L'ennesima certezza è stato constatare che quando si fa musica di qualità, presentata in maniera dignitosa, Genova musicale sa come sempre rispondere alla grande. Ahimè ci vorrebbe un passaggio di testimone intergenerazionale un po' più importante, ma si sa Genova da anni sta invecchiando anagraficamente e si fa fatica ad attrarre nuovi giovani come fanno le grandi capitali della musica italiana (Milano, Bologna e Torino su tutte). Speriamo che le cose prima o poi cambino.
L'ultima sorpresa che volevo segnalare è stata quella di credere di andare al “A kind revolution tour” e ritrovarsi invece in un viaggio a ritroso nel tempo come solo i grandi della musica possono e sanno fare.

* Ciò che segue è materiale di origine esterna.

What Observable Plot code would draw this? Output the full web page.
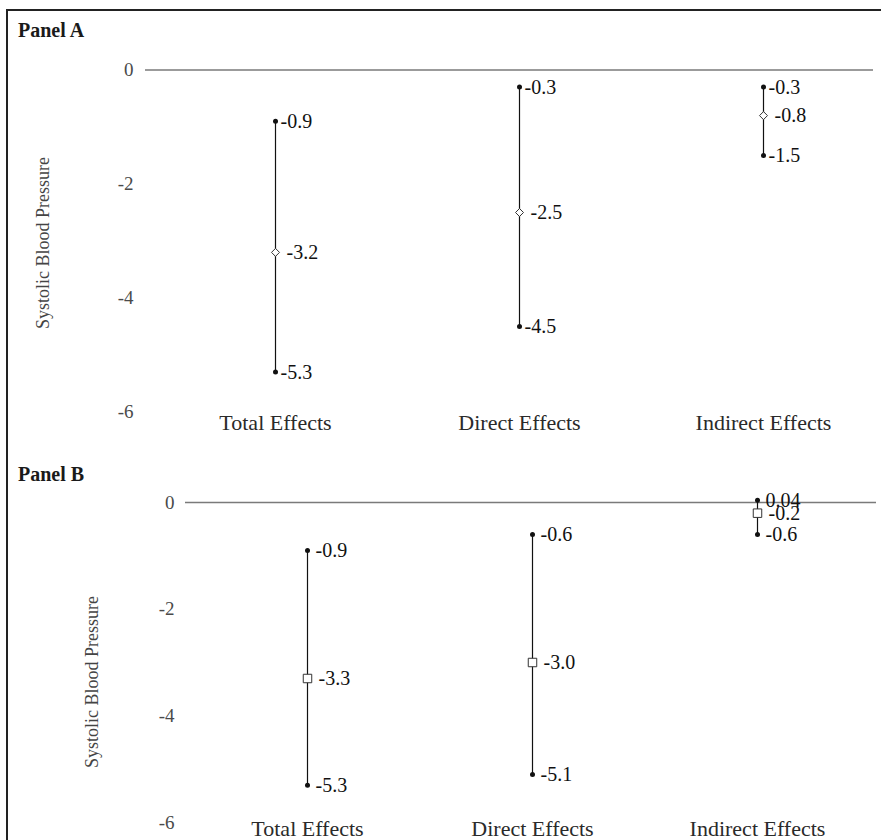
<!DOCTYPE html>
<html><head><meta charset="utf-8">
<script src="https://cdn.jsdelivr.net/npm/d3@7"></script>
<script src="https://cdn.jsdelivr.net/npm/@observablehq/plot@0.6"></script>
<style>
body{margin:0;background:#fff;}
#wrap{position:relative;width:881px;height:840px;overflow:hidden;font-family:"Liberation Serif","Times New Roman",serif;}
#frame{position:absolute;left:6px;top:9px;width:880px;height:840px;border-top:2px solid #222;border-left:2px solid #222;box-sizing:border-box;}
.ptitle{position:absolute;font-weight:bold;font-size:20px;color:#1a1a1a;line-height:1.15;}
.ytitle{position:absolute;font-size:18px;color:#444;transform:translate(-50%,-50%) rotate(-90deg);white-space:nowrap;}
.panel{position:absolute;left:0;}
</style></head>
<body><div id="wrap">
<div id="frame"></div>
<div class="panel" id="pa" style="top:0"></div>
<div class="panel" id="pb" style="top:440px"></div>
<div class="ptitle" style="left:18px;top:19px">Panel A</div>
<div class="ptitle" style="left:18px;top:463px">Panel B</div>
<div class="ytitle" style="left:43px;top:243px">Systolic Blood Pressure</div>
<div class="ytitle" style="left:92px;top:682px">Systolic Blood Pressure</div>
</div>
<script>
const categories = ["Total Effects", "Direct Effects", "Indirect Effects"];
const yTicks = [0, -2, -4, -6];

// Panel A
const aEstimate = [-3.2, -2.5, -0.8];
const aLower = [-5.3, -4.5, -1.5];
const aUpper = [-0.9, -0.3, -0.3];
const aEstimateLabels = ["-3.2", "-2.5", "-0.8"];
const aLowerLabels = ["-5.3", "-4.5", "-1.5"];
const aUpperLabels = ["-0.9", "-0.3", "-0.3"];

// Panel B
const bEstimate = [-3.3, -3.0, -0.2];
const bLower = [-5.3, -5.1, -0.6];
const bUpper = [-0.9, -0.6, 0.04];
const bEstimateLabels = ["-3.3", "-3.0", "-0.2"];
const bLowerLabels = ["-5.3", "-5.1", "-0.6"];
const bUpperLabels = ["-0.9", "-0.6", "0.04"];

function rowsOf(est, lo, hi, estL, loL, hiL) {
  return categories.map((c, i) => ({cat: c, est: est[i], lo: lo[i], hi: hi[i], estL: estL[i], loL: loL[i], hiL: hiL[i]}));
}

function panel(rows, o) {
  const ends = rows.flatMap(d => [{cat: d.cat, v: d.lo, label: d.loL}, {cat: d.cat, v: d.hi, label: d.hiL}]);
  return Plot.plot({
    width: 881, height: o.height,
    marginLeft: o.ml, marginRight: o.mr, marginTop: 0, marginBottom: o.mb,
    style: {fontFamily: "Liberation Serif, Times New Roman, serif", fontSize: "20px", background: "transparent", overflow: "visible"},
    x: {type: "point", domain: categories, range: o.xRange, padding: 0, label: null},
    y: {domain: [-6, 0], range: o.yRange, label: null},
    marks: [
      Plot.ruleY([0], {stroke: "#7a7a7a", strokeWidth: 1.5}),
      Plot.axisY({ticks: yTicks, tickSize: 0, tickPadding: o.tp, tickFormat: d => String(d), fill: "#4a4a4a", label: null, fontSize: 19}),
      Plot.axisX({tickSize: 0, tickPadding: 2, label: null, fill: "#2a2a2a", fontSize: 22}),
      Plot.ruleX(rows, {x: "cat", y1: "lo", y2: "hi", stroke: "#111", strokeWidth: 1.2}),
      Plot.dot(ends, {x: "cat", y: "v", r: 2.5, fill: "#111"}),
      Plot.dot(rows, {x: "cat", y: "est", symbol: o.symbol, r: o.r, fill: "white", stroke: "#333", strokeWidth: 1}),
      Plot.text(ends, {x: "cat", y: "v", text: "label", textAnchor: "start", dx: o.dxEnd, fill: "#111", fontSize: 20}),
      Plot.text(rows, {x: "cat", y: "est", text: "estL", textAnchor: "start", dx: 11, fill: "#111", fontSize: 20})
    ]
  });
}

document.getElementById("pa").appendChild(panel(
  rowsOf(aEstimate, aLower, aUpper, aEstimateLabels, aLowerLabels, aUpperLabels),
  {height: 440, ml: 145, mr: 8, mb: 28.5, tp: 12, xRange: [275, 763], yRange: [411.5, 69.5], symbol: "diamond2", r: 3.6, dxEnd: 5}
));
document.getElementById("pb").appendChild(panel(
  rowsOf(bEstimate, bLower, bUpper, bEstimateLabels, bLowerLabels, bUpperLabels),
  {height: 400, ml: 185, mr: 5, mb: 22.5, tp: 11, xRange: [306, 757], yRange: [382, 62], symbol: "square2", r: 5.4, dxEnd: 8}
));
</script>
</body></html>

Certo, opinione personale, suonare solo quattro tracce del nuovo e ultimo lavoro (Nova, She Moves with the Fayre, Woo Sé Mama, Hopper) lo trovo abbastanza singolare, ma del tutto rispettabile. Tanto più se si tratta di certi mostri sacri. Non sono mancate al contrario le tracce storiche (riconosciute con approvazione e visibilio dai vecchi fans, una su tutte Shout to the top) che hanno finito per connotare la serata come revivalistica piuttosto che avanguardista.
Venendo al live mi è piaciuta molto la scelta di intrattenere il pubblico, negli istanti appena prima l'inizio del concerto, sulle note di Tomorrow Never Knows di Revolveriana memoria, così come la scelta (non so se calcolata o spontanea) di eseguire addirittura tre encore con relative uscite e rientri dal palco. Non mi è piaciuta la mancanza di ottoni suonati dal vivo, laddove i brani prevedevano questi inserti meravigliosi. Non mi è piaciuta la scelta artistica per me discutibile di eseguire un intero bis, eseguendo tutti i brani in acustica. Momento di smarrimento emotivo per il pubblico stanco a sua volta per l'orario ormai prossimo alla mezzanotte, fortunatamente bilanciato dall'energia dei successivi due rientri sollecitati a suon di fischi assordanti e applausi del pubblico.
Cosa rimane di questa serata: la sensazione che Genova con l'abito da sera da il meglio di sé e che il Porto antico è un bacino, una zona non solo bella e incantevole, ma di una poesia davvero senza limiti se sotto le stelle e il bigo si ascolta e si fa musica. E ancora rimane il lontano sospetto che i grandi del passato avessero un fuoco tale dentro di sè che li ha permesso di arrivare indenni ai giorni nostri. Dei nuovi chi sarà ricordato tra vent'anni? Ultima considerazione tutta per lui: Paul Weller. Un grande artista, un grande fratello, la cui musica risulta ancora attuale; ma soprattutto è l'uomo che rapisce per la sua capacità empatica di stabilire facilmente un contatto sia con i giovani, sia con i suoi coetanei. E poi quella chitarra in mano. Dice più di mille parole.